Sometime today, UK PM Boorish Johnson will set out his roadmap for exiting lockdown. Lifting the lockdown should allow the economy to gradually warm up from its current “deep freeze,” allowing the “green shoots” of growth to emerge with the spring. (I’m sure there must be an appropriate song from “Frozen” that I could link to, but I don’t know the movie well enough.) According to press reports, Johnson will confirm plans for a return to school on March 8 and will set out the “earliest date” by which certain sectors and activities can resume. The hope is to have much of the economy reopened by the summer. The timetable should give an idea of the likely pace of recovery in the UK.
The UK’s lockdown is currently much stricter than that of the EU, US or Japan, which is depressing UK growth relative to those other countries. However it doesn’t seem to be hurting the pound any as the market discounts what’s likely to happen in the future, not what’s happening now.
Still, the market expects the UK to be the slowest of the four major currency blocs to recover to pre-pandemic levels of output.

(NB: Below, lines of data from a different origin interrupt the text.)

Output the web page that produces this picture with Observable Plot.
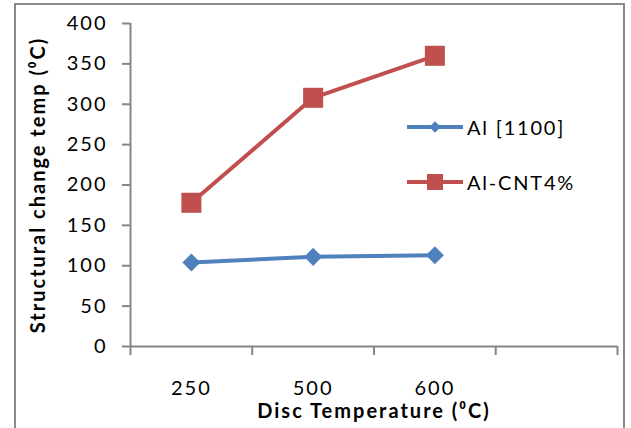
<!DOCTYPE html>
<html>
<head>
<meta charset="utf-8">
<script src="https://cdn.jsdelivr.net/npm/d3@7"></script>
<script src="https://cdn.jsdelivr.net/npm/@observablehq/plot@0.6"></script>
<style>
  html, body { margin: 0; padding: 0; background: #fff; }
  #wrap { position: relative; width: 631px; height: 428px; overflow: hidden; font-family: Lato, "Open Sans", sans-serif; }
  #frame { position: absolute; left: 14px; top: 3px; width: 611px; height: 440px; border: 2px solid #8a8a8a; box-sizing: border-box; pointer-events: none; }
  #legend { position: absolute; left: 407px; top: 0; font-size: 20px; letter-spacing: 1.8px; color: #000; }
  .item { position: absolute; left: 0; display: flex; align-items: center; white-space: nowrap; height: 28px; }
  .item svg { margin-right: 4px; }
  #chart svg text { letter-spacing: 2px; }
</style>
</head>
<body>
<div id="wrap">
  <div id="chart"></div>
  <div id="frame"></div>
  <div id="legend"></div>
</div>
<script>
const categories = ["250", "500", "600"];
const seriesNames = ["Al [1100]", "Al-CNT4%"];
const alValues = [104, 111, 113];
const cntValues = [178, 308, 360];
const yTicks = [0, 50, 100, 150, 200, 250, 300, 350, 400];
const xTitle = "Disc Temperature (\u2070C)";
const yTitle = "Structural change temp (\u2070C)";
const colors = ["#4F81BD", "#C0504D"];

const rows = [];
categories.forEach((c, i) => {
  rows.push({pos: i + 0.5, value: alValues[i], series: seriesNames[0]});
  rows.push({pos: i + 0.5, value: cntValues[i], series: seriesNames[1]});
});
const alRows = rows.filter(d => d.series === seriesNames[0]);
const cntRows = rows.filter(d => d.series === seriesNames[1]);
const gray = "#868686";

const chart = Plot.plot({
  width: 631,
  height: 428,
  marginLeft: 130,
  marginRight: 14,
  marginTop: 23,
  marginBottom: 82,
  style: {fontFamily: "Lato, 'Open Sans', sans-serif", fontSize: "20px", color: "#000", background: "transparent"},
  x: {domain: [0, 4], type: "linear"},
  y: {domain: [0, 400]},
  marks: [
    Plot.axisY({ticks: yTicks, tickSize: 8, tickPadding: 15, label: null, stroke: gray, strokeWidth: 2, strokeOpacity: 1, fill: "#000"}),
    Plot.axisX({ticks: [0, 1, 2, 3, 4], tickSize: 9, tickFormat: () => "", label: null, stroke: gray, strokeWidth: 2, strokeOpacity: 1}),
    Plot.axisX({ticks: categories.map((c, i) => i + 0.5), tickSize: 0, tickPadding: 34, tickFormat: d => categories[Math.floor(d)], label: null, fill: "#000"}),
    Plot.ruleX([0], {stroke: gray, strokeWidth: 2}),
    Plot.ruleY([0], {stroke: gray, strokeWidth: 2}),
    Plot.line(alRows, {x: "pos", y: "value", stroke: colors[0], strokeWidth: 4}),
    Plot.line(cntRows, {x: "pos", y: "value", stroke: colors[1], strokeWidth: 4}),
    Plot.dot(alRows, {x: "pos", y: "value", symbol: "square", r: 7.2, rotate: 45, fill: colors[0]}),
    Plot.dot(cntRows, {x: "pos", y: "value", symbol: "square", r: 11.3, fill: colors[1]}),
    Plot.text([xTitle], {text: d => d, frameAnchor: "bottom", textAnchor: "middle", lineAnchor: "middle", dy: 65, fontWeight: "bold", fontSize: 20, fill: "#000"}),
    Plot.text([yTitle], {text: d => d, frameAnchor: "left", textAnchor: "middle", lineAnchor: "middle", rotate: -90, dx: -92, fontWeight: "bold", fontSize: 20, fill: "#000"})
  ]
});
document.getElementById("chart").appendChild(chart);

// legend
const legend = document.getElementById("legend");
const legendY = [127, 182];
seriesNames.forEach((name, i) => {
  const item = document.createElement("div");
  item.className = "item";
  item.style.top = (legendY[i] - 14) + "px";
  const marker = i === 0
    ? `<rect x="24" y="8" width="8" height="8" fill="${colors[0]}" transform="rotate(45 28 12)"/>`
    : `<rect x="20" y="4" width="16" height="16" fill="${colors[1]}"/>`;
  item.innerHTML = `<svg width="56" height="24"><line x1="0" x2="56" y1="12" y2="12" stroke="${colors[i]}" stroke-width="4"/>${marker}</svg><span>${name}</span>`;
  legend.appendChild(item);
});
</script>
</body>
</html>
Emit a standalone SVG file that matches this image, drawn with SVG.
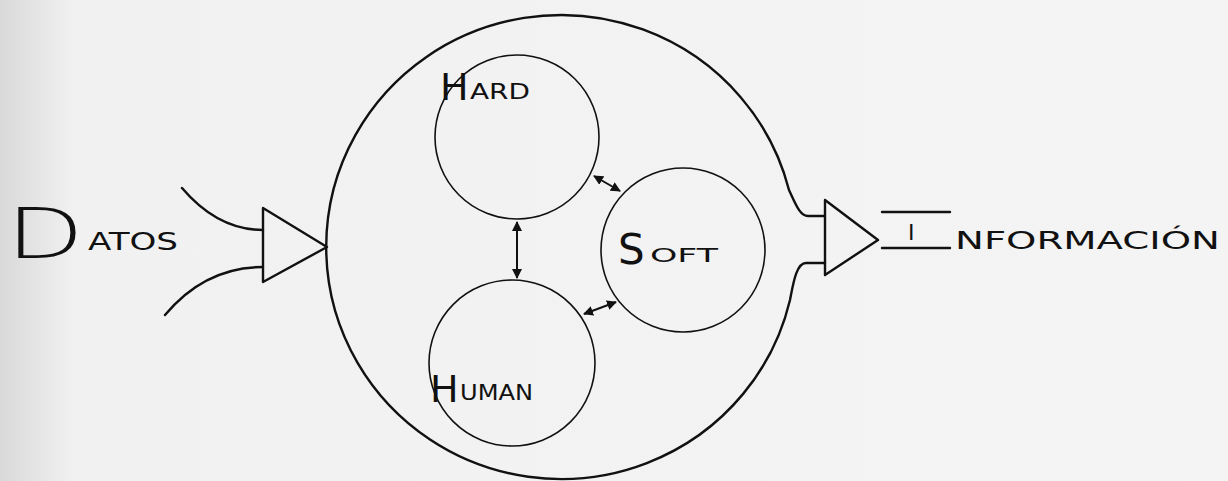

The day starts out with the Ifo survey, the most important leading indicator for the German economy. The current assessment index is expected to fall a tiny bit (one tic) but the expectations index is forecast to rise a lot more, leading to a rise in the overall “business climate” index. That could be good for the euro overall.
Swiss sight deposits have fallen slightly for the last two weeks as EUR/CHF moves higher, reducing the need for the Swiss National Bank to intervene.
European Central Bank (ECB) President Lagarde will give the keynote speech at the European Semester Conference. This is a conference for members of EU parliaments to get together and discuss budgets etc. It’s part of European Parliamentary Week, which according to their website “brings together Parliamentarians from the European Union, candidate and observer countries to discuss economic, budgetary, environmental and social matters.” I assume Lagarde will say something along the lines of “keep up the good work spending as much money as possible,” because the ECB has always sought as much fiscal support as they could get.
Note that Dallas Fed President Kaplan will be speaking not once, not twice, but three times today – I didn’t even put the third one on the schedule. This is what’s happened ever since these presentations went virtual – it’s a lot easier for them to do them so they’re doing a lot more.
The US leading index is expected to rise by one tick. That’s better than falling by one tick, but I don’t think it’s enough to make anyone change their mind about the US economy. I’d expect it to be neutral for the dollar.
Tuesday is a holiday in Japan – the Emperor’s Birthday! Happy Birthday Emperor Naruhito! FYI he’s the Last Emperor: there’s no other ruler with the title Emperor left in the world (even though Japan doesn’t have an empire anymore).
After you’re through celebrating his birthday, make sure you can still get up early enough to trade the UK employment data.
The jobless claims and claimant count rate have no forecasts but still a high Bloomberg relevance score. The higher relevance number may be a holdover from the old days, when they were the focus of attention. The UK Office for National Statistics (ONS) stopped including them in its statistical bulletin from March 2017, because, it said, the series “may now be providing a misleading representation of the U.K. labor market.” (The ONS still publishes the data elsewhere, which is why we still get it every month.)
The unemployment rate is expected to rise slightly as the number of people working falls slightly. Makes sense. Although the economy is in bad shape, the number of people on payrolls rose in December, so it looks like there may have been a slight improvement in the job market. Moreover the furlough system is picking up a lot of slack of people who otherwise might have lost their jobs.